Records contained in a dataset
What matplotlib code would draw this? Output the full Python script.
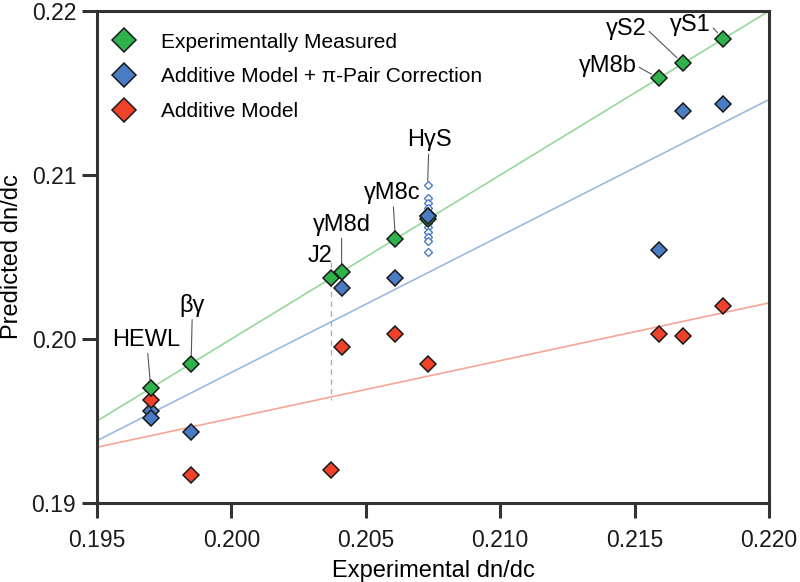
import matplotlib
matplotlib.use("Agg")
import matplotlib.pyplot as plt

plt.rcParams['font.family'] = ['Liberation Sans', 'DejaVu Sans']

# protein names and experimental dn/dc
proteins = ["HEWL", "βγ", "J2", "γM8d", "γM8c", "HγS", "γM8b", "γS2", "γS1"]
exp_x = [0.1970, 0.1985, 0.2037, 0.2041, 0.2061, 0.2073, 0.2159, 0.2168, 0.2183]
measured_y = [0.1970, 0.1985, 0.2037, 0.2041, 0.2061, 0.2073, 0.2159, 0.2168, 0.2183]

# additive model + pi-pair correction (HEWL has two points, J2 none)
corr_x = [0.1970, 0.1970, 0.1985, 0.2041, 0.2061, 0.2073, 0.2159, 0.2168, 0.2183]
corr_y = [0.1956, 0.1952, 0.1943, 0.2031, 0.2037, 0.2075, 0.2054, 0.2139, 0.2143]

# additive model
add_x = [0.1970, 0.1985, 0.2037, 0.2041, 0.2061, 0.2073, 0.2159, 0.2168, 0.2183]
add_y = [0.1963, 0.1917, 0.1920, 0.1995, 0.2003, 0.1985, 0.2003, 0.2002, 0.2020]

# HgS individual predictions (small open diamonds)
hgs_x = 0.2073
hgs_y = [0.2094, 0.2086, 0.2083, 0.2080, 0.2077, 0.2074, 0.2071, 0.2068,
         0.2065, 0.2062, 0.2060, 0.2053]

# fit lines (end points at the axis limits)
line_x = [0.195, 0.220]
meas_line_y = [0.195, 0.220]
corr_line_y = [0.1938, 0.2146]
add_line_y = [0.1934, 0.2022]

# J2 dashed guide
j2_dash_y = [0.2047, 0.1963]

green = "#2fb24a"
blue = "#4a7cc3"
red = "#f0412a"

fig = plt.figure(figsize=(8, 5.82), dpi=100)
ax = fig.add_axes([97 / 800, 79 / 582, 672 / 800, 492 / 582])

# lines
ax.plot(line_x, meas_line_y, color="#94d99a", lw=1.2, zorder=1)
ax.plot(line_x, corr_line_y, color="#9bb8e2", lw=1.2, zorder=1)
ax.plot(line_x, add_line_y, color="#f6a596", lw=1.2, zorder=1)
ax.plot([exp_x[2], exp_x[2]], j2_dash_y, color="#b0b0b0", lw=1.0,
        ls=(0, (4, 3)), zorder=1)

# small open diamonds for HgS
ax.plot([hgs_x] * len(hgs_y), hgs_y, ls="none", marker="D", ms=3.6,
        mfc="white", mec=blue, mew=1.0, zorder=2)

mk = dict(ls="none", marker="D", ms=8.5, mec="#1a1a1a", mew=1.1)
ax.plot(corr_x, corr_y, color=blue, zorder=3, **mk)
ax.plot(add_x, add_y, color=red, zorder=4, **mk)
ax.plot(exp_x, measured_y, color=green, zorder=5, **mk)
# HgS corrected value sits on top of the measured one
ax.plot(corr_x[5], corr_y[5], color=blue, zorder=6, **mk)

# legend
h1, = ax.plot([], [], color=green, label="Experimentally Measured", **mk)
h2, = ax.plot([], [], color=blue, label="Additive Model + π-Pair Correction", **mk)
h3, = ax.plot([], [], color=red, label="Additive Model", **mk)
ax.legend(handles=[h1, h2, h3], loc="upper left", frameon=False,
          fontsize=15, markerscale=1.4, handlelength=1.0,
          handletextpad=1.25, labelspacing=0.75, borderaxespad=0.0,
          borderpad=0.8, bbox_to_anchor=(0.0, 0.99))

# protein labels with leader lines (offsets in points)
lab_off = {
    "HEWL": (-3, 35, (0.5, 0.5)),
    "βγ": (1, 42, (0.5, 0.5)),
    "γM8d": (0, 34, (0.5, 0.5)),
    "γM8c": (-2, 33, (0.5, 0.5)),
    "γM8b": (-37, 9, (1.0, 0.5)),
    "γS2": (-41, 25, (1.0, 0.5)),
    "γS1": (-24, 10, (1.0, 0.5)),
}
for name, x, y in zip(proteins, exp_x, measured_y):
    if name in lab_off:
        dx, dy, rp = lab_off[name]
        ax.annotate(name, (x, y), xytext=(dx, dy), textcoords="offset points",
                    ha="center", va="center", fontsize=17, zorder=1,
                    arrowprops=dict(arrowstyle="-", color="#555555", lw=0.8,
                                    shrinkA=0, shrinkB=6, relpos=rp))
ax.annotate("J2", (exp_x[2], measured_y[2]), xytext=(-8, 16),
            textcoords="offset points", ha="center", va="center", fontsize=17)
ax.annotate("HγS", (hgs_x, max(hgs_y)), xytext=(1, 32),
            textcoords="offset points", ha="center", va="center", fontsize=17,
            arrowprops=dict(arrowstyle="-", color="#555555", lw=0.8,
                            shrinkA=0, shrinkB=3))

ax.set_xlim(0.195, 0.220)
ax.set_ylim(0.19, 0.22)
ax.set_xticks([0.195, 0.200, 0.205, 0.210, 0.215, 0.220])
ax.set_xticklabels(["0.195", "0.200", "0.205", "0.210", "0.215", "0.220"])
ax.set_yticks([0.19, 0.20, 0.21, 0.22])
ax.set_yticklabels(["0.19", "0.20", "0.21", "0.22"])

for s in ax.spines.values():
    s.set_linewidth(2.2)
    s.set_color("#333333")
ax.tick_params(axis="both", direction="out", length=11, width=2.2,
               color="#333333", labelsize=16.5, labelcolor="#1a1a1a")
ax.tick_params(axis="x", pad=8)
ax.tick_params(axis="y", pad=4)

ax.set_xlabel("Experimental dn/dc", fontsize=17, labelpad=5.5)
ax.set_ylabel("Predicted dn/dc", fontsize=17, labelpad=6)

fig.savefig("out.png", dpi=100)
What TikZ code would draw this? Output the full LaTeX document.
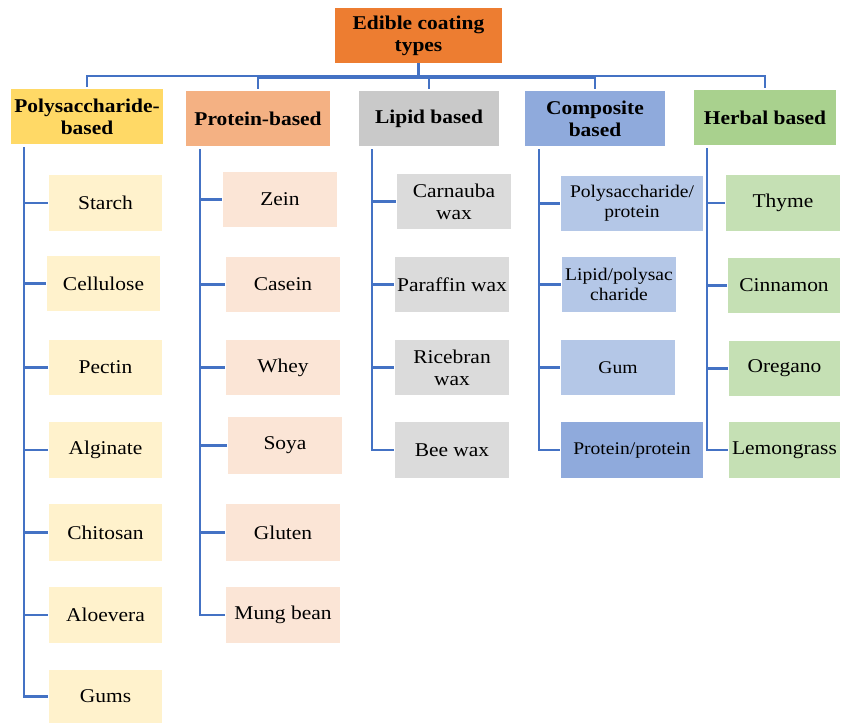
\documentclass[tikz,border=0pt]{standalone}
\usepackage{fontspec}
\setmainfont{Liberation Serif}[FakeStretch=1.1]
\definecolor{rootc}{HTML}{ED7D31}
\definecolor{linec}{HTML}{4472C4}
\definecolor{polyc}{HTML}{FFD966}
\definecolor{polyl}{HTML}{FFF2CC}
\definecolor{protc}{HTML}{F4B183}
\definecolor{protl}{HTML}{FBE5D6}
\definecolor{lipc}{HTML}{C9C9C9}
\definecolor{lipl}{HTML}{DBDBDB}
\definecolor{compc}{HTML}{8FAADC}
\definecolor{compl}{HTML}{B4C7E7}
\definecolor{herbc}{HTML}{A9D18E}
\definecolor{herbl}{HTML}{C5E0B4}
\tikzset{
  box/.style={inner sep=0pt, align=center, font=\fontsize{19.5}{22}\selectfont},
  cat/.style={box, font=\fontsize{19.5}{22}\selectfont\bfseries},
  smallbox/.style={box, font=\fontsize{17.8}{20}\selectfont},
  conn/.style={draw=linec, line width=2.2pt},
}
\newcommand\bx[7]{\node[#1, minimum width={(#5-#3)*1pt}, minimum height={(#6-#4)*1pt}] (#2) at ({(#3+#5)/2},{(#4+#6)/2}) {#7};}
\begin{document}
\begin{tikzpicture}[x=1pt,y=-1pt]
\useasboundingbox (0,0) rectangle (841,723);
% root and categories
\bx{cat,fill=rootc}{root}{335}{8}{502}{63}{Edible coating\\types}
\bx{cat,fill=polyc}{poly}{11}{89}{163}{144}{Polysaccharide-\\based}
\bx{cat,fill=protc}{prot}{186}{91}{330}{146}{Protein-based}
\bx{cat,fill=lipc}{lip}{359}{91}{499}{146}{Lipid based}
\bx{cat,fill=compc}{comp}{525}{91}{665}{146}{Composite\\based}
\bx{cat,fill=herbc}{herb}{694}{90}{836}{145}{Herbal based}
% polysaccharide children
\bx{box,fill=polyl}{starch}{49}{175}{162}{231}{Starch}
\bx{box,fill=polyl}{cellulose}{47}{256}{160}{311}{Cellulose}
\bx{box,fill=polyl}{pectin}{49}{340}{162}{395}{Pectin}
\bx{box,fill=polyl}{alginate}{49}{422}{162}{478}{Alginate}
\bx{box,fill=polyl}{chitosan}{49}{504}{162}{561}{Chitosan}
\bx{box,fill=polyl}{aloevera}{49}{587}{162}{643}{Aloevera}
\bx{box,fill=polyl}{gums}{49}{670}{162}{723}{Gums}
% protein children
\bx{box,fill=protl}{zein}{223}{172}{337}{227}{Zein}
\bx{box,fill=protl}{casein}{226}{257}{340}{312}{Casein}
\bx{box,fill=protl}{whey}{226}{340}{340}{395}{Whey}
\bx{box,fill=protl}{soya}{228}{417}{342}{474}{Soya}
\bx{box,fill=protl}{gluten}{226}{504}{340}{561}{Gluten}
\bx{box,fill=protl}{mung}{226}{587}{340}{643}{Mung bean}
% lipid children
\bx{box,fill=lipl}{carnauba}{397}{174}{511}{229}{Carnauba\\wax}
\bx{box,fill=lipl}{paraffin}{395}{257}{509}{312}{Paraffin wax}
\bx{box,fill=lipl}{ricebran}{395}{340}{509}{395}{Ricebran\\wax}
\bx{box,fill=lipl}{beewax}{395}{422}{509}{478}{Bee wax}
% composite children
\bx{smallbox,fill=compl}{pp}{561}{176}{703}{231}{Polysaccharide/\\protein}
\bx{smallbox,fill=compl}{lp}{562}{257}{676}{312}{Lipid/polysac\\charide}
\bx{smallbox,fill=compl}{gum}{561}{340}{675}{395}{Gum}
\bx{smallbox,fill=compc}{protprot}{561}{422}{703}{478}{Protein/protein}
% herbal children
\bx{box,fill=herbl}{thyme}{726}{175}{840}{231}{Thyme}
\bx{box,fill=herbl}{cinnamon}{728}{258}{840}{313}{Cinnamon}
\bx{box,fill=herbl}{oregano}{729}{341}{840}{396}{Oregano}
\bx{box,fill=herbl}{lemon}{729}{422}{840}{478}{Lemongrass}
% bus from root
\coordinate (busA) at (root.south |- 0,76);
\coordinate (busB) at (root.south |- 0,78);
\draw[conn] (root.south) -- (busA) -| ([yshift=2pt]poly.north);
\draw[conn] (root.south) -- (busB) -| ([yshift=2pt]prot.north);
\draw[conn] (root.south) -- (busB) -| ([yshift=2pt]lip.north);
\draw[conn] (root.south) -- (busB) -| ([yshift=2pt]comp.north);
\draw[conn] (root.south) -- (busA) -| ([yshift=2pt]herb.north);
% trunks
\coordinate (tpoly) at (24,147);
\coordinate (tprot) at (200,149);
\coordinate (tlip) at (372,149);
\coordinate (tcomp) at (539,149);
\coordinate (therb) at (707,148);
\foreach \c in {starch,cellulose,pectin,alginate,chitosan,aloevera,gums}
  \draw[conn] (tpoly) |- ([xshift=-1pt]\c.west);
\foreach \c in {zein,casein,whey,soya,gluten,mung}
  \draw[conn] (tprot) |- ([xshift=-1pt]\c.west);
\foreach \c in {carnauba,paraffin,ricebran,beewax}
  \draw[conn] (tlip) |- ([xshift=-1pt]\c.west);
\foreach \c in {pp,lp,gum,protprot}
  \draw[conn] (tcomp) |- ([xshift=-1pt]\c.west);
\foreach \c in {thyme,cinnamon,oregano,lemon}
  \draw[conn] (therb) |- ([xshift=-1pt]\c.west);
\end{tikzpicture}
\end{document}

=== What you need to do ===
Every line in the data that holds "full" should be copied out.

=== Solved exercise ===
What matplotlib code would draw this? Output the full Python script.
What TikZ code would draw this? Output the full LaTeX document.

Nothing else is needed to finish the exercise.